Doctor of Philosophy (PhD)

Graduate Group

Statistics

First Advisor

Lawrence D. Brown

Second Advisor

Andreas Buja

Abstract

The development of the classical inferential theory of mathematical statistics is

based on the philosophy that all the models to fit, all the hypotheses to test and all the

parameters to do inference for are fixed prior to the collection of data. Interestingly

and in fact, more concerningly, this is not how the practice of statistics is. The practice

of statistics often explores (if not tortures) the data to find the \right" model to fit

to the data, \right" hypothesis to test and so on. Quoting Tullock (2001, page 205)

As Ronald Coase says, "if you torture the data long enough it will confess".

The young researcher, convinced he knows the truth will make changes

in his specifications and very likely produce significant results. In some

cases this is correct; his original specification was wrong and his new

one is right. Nevertheless, this procedure reduces the significance of the

significance test.

Once the data is explored to find the hypothesis or model, the classical theory is

(bluntly speaking) useless for inference and can, in fact, be very misleading.

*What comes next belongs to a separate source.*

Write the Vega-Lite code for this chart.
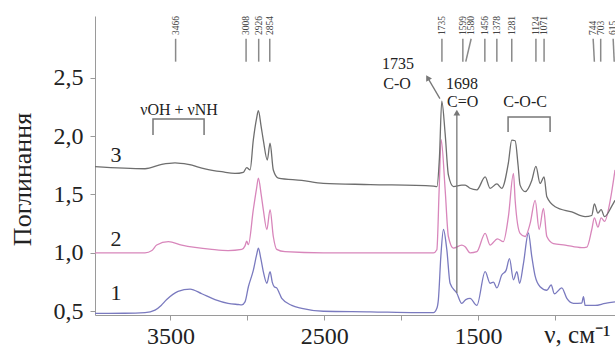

The current thesis focuses on the problem of providing Valid Inference after Data

Exploration (VIDE). Although a unified framework is provided for such a goal, the framework is explained through the problem of inference with the ordinary least

squares linear regression estimator when the data is explored to find the "right"

subset of covariates to be used in the regression model.

Valid post-selection inference has been a topic of research interest at least since

1960’s but has received increasing attention in recent times. The invalidity of classical

inference in post-selection problems may not only be due to the selection but also

due to misspecification of model. Misspecification is a very natural outcome of model

selection since the selected model cannot always be guaranteed to match the truth.

If such a guarantee exists, then the post-selection problem does not require further

study. Most of the literature on valid post-selection inference has concentrated on

the assumption of a true parametric model.

In this thesis, valid post-selection inference is provided under no parametric assumptions. The simplest setting in this thesis is when the observations are independent satisfying certain moment restrictions (and no further model/distributional

assumptions). Extensions to various dependent settings are also given. Throughout,

the total number of covariates available is allowed to grow with the sample size and

can be almost exponential in the sample size.